The Bottom Line for Your Wallet
If you’re a German household earning under €50,000 and considering this subsidy, here’s the honest assessment:
Don’t stretch your budget. A €20,000 car loan on a modest income is financial stress you don’t need, even with €6,000 “free money.” The subsidy doesn’t change the total cost of ownership, insurance, tires, and eventual battery replacement remain expensive.
Consider waiting. The subsidy runs through 2029, and EV prices continue falling. By 2027, that same car might cost €18,000 without subsidies.
Calculate charging costs. Without a home wallbox, public charging can cost €0.60-€0.80/kWh, equivalent to gasoline prices. Factor this into your budget.
Explore alternatives. For city dwellers, car-sharing plus a Bahncard (German rail pass) often costs less than owning any car.

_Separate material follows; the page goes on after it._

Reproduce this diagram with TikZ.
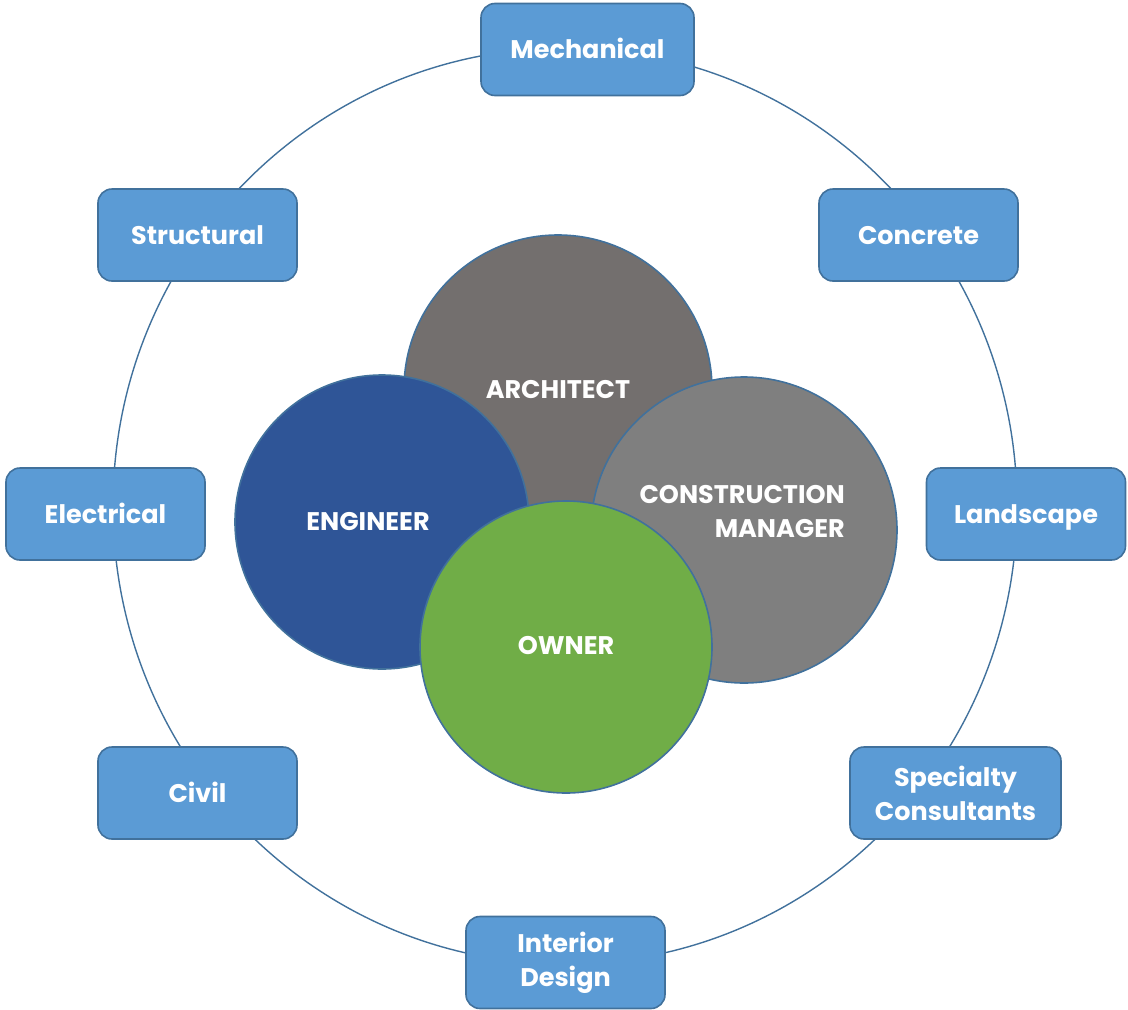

For rural residents, a small used combustion car plus the occasional Spritpreis (fuel price) shock might still be cheaper than stretching for an EV.
The subsidy is real money, but it’s designed for Germany’s middle class, not its working poor. That doesn’t make it useless, it will accelerate EV adoption and help domestic automakers, but it won’t transform transportation equity.
As with many German policies, the gap between intention and impact comes down to one question: who can actually access the benefit? For now, the answer remains: people who were buying new cars anyway. The rest of us will keep driving our old Polos, watching the future of mobility pass by, subsidized, but still out of reach.